Reply with nothing except the number of lines that contain the word "this".

• Data:
-.-.-

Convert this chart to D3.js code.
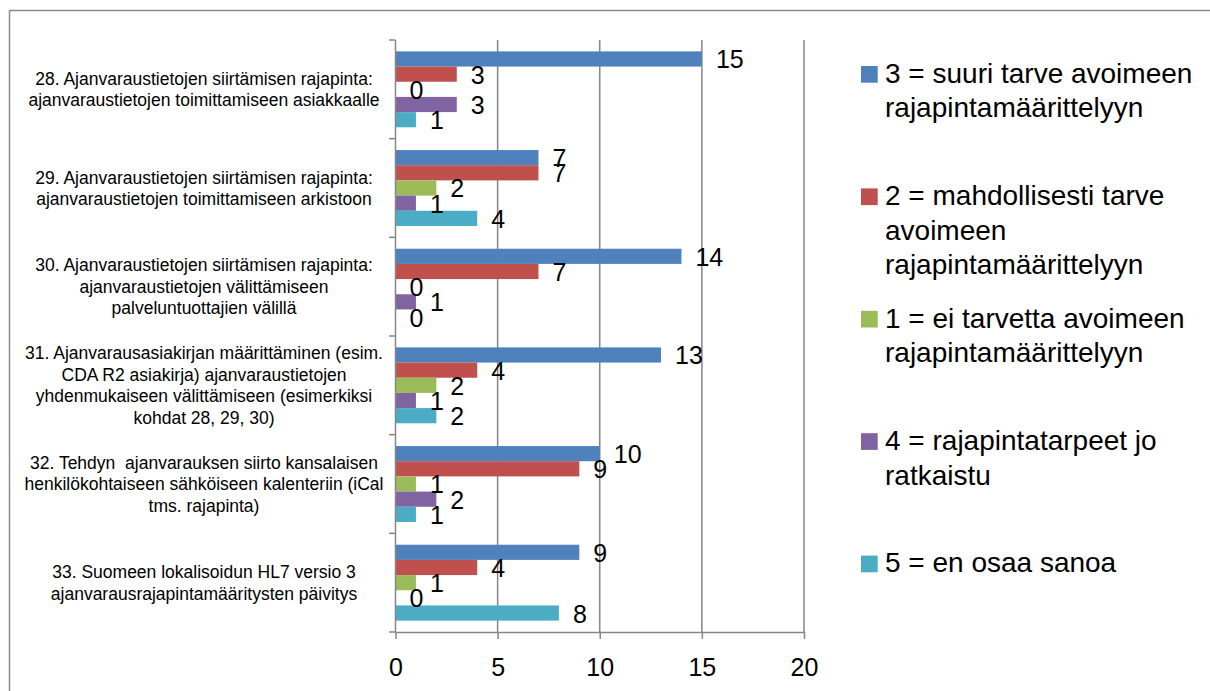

-.-.-

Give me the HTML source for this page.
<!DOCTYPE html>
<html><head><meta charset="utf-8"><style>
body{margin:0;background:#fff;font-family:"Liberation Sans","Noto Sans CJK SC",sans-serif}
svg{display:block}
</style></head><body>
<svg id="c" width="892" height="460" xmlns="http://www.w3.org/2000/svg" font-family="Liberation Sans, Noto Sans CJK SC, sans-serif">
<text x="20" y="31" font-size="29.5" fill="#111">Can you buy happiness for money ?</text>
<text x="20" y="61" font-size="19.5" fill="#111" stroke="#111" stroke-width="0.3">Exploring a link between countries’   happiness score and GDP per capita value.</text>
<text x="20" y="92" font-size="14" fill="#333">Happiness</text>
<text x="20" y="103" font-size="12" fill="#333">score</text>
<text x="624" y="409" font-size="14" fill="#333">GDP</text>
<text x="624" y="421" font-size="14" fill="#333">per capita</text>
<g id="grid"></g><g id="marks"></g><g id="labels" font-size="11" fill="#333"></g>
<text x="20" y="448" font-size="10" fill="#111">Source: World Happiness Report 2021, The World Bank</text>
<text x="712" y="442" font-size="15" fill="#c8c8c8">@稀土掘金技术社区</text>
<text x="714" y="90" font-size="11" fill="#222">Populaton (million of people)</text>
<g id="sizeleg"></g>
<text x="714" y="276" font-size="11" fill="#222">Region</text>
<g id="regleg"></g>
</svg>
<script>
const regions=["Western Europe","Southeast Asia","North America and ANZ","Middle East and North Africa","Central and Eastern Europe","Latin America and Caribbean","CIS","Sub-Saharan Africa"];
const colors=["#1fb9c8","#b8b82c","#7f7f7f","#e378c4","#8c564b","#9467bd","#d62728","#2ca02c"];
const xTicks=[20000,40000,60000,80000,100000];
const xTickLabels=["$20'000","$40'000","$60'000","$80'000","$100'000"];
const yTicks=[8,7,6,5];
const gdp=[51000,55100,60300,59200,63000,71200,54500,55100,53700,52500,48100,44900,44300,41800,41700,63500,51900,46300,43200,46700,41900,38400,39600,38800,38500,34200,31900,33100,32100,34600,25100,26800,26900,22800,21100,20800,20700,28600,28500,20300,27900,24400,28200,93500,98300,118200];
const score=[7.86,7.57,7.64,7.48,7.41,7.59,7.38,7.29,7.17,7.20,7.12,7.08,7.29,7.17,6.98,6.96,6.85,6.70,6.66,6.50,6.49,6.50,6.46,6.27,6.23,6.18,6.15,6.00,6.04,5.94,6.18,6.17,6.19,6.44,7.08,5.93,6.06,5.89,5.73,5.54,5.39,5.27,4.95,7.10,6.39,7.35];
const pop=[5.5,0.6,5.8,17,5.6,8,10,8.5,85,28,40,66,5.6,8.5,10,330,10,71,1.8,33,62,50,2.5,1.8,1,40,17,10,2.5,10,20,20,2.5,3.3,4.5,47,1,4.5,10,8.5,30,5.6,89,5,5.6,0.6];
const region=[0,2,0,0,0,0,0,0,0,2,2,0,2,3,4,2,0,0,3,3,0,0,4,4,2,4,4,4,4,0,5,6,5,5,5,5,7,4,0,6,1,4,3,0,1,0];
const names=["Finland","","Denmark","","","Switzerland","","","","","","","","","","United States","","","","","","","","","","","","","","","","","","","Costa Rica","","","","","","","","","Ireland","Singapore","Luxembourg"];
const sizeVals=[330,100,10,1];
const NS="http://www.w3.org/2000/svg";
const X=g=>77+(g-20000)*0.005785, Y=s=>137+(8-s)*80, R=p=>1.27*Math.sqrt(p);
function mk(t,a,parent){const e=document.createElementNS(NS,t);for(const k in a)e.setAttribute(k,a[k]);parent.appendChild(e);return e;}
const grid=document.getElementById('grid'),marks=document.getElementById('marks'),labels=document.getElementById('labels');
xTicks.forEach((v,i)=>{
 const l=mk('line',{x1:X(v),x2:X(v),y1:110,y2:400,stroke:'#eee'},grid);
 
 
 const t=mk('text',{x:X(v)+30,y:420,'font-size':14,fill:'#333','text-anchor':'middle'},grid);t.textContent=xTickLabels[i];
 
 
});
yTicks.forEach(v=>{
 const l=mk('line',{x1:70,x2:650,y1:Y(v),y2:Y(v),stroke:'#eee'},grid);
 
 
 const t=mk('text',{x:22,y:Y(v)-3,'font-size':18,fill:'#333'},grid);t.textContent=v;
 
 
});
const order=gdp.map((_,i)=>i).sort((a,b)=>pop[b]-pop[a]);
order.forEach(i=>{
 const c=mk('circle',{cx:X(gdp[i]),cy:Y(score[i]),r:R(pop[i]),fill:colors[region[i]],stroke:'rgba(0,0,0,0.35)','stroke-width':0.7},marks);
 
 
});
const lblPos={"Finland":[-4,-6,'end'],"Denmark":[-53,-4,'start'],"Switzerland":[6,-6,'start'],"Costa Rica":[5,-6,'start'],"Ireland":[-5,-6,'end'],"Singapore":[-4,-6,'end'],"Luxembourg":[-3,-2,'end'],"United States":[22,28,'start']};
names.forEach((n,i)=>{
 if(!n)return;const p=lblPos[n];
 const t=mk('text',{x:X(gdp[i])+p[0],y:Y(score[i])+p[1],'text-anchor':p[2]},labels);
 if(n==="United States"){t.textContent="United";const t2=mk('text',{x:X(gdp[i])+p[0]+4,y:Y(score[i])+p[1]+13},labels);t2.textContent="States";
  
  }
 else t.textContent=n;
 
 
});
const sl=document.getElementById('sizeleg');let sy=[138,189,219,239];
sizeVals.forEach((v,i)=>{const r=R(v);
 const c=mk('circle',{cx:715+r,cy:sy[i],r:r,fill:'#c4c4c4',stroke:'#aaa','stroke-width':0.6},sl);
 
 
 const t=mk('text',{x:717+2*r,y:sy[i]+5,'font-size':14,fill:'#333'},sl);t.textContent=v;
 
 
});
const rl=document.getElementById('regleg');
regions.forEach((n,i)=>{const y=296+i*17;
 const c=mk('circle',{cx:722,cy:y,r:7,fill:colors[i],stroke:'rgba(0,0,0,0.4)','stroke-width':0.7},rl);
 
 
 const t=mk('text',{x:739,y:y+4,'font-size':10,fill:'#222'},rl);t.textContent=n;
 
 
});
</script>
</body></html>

-.-.-

• Answer to the problem:
2